Communication and Connection

As fundraisers, we’re always trying to find the best possible way to communicate with our donors. Sometimes it seems like we’re just doing it to raise more money. And that would be fair, since raising money is the reason we have jobs.

But there’s something more to it than that. I would guess that most fundraisers are donors too. We know how it feels when the organization we trusted to carry out our philanthropic passions lets us down.

When a donor gets enmeshed with the mission of your organization, their passion swells. If you provide them with the messaging that they’re interested in, their connection deepens. And when you inspire them with a campaign that aligns with their philanthropic goals, their heart wants to help.

Data Capture Conundrum

To find that elusive perfect message, we need feedback. Which means we need surveys.

I’m sure we’ve all heard stories of charities sending out thousands of surveys to supporters, and then nothing happens with the responses. There are the woes of finding time for a data team to create new fields for the information to be captured, and the challenges of getting the answers entered once those fields exist. And if you make it that far, you need to actually find ways to pull that data and put it to use.

But, when we ask those questions and then just move on with our day, we might be chipping away at the trust the donor has placed in us. And we’re definitely missing out on an opportunity.

People are willing to share so much information. They offer us the chance to refine the way we speak to each individual person. We can find that perfect blend of what we want to share and what our supporters what to hear. We can let the market move us.

Are we asking the right questions?

I’m sure you’ve seen lots of donor surveys. Most of them ask great questions that get at the demographics of an audience, and maybe a few questions about communications. But, what else could we be asking people in those surveys?

If you’ve gone to an art gallery, a hotel, or an amusement park recently, I’d be willing to bet that when you got home, there was a survey sitting in your inbox. Whenever I do any of these things, I get a variation on the same survey.

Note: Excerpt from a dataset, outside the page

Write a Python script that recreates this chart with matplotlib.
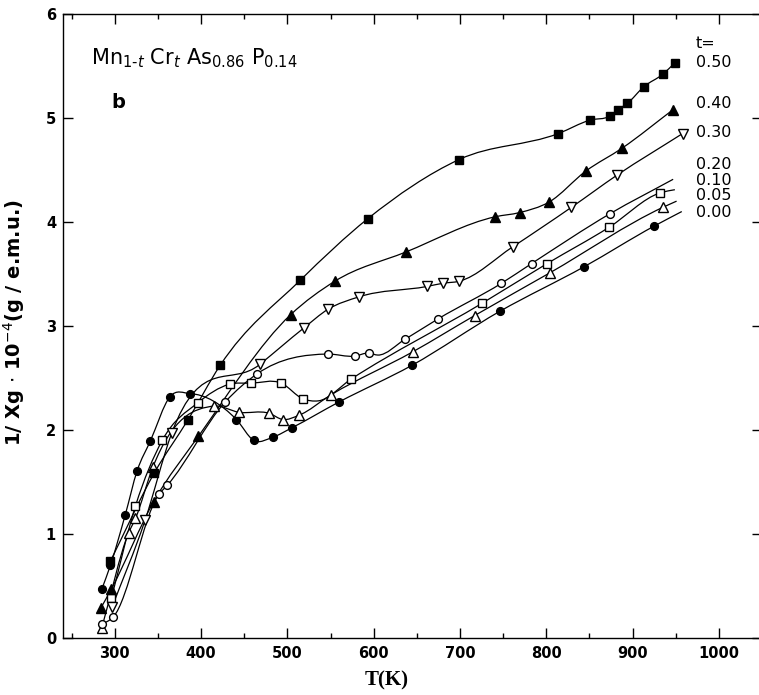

They’re not just asking for my demographic information. They want qualitative data. There are questions about their staff. Questions about lines. Questions about what I would do to improve anything that I didn’t think they did perfectly. They want me to feel like they’re trying to perfect my experience. And maybe they are.

We could be asking supporters to rank how informative they found a newsletter. Or if they have a clear sense of how their gift had made an impact after they read the annual report. Were they inspired by the most recent story we shared? How likely are they to recommend our organization to family and friends?

Those answers can provide so much nuanced information about your audience. You will see what messages are working, and start to understand why. You’ll discover highly committed donors by identifying those most likely to recommend your organization. These questions can shift your perception from just an amorphous group of older donors to a collection of individuals you’re getting to know personally.

What’s next?

Once you’ve committed to asking your donors different questions, you need to determine how you’re going to ask those questions. Digital surveys are definitely an option for following up, and the results can be more easily compiled, but your audience may not all respond to a survey in an email. Including a survey with a DM piece has advantages in terms of reach. And, with the right combination of questions, you could inspire your donor in a similar way a letter augments response to the appeal.

A combination of both channels, and regular touch points is the best solution. If you plan ahead and start to compile all of the data, you will be able to show your love to your donors right away.

Take their answers seriously, and find ways to personalize appeals so that those donors feel you were listening. If enough donors tell you that they want to hear more individual stories of beneficiaries, try telling more personal stories where that donor is the hero of the story. If they tell you that they want to see more financial information, share your most recent annual report with them.

Taking the time to use data to show your donors some love could lead to stronger donor-loyalty. That that brings lowered attrition, and could even increase response rates and gift amounts. Like anything else in the world of fundraising, it won’t be easy, but the long-term results will be worth it.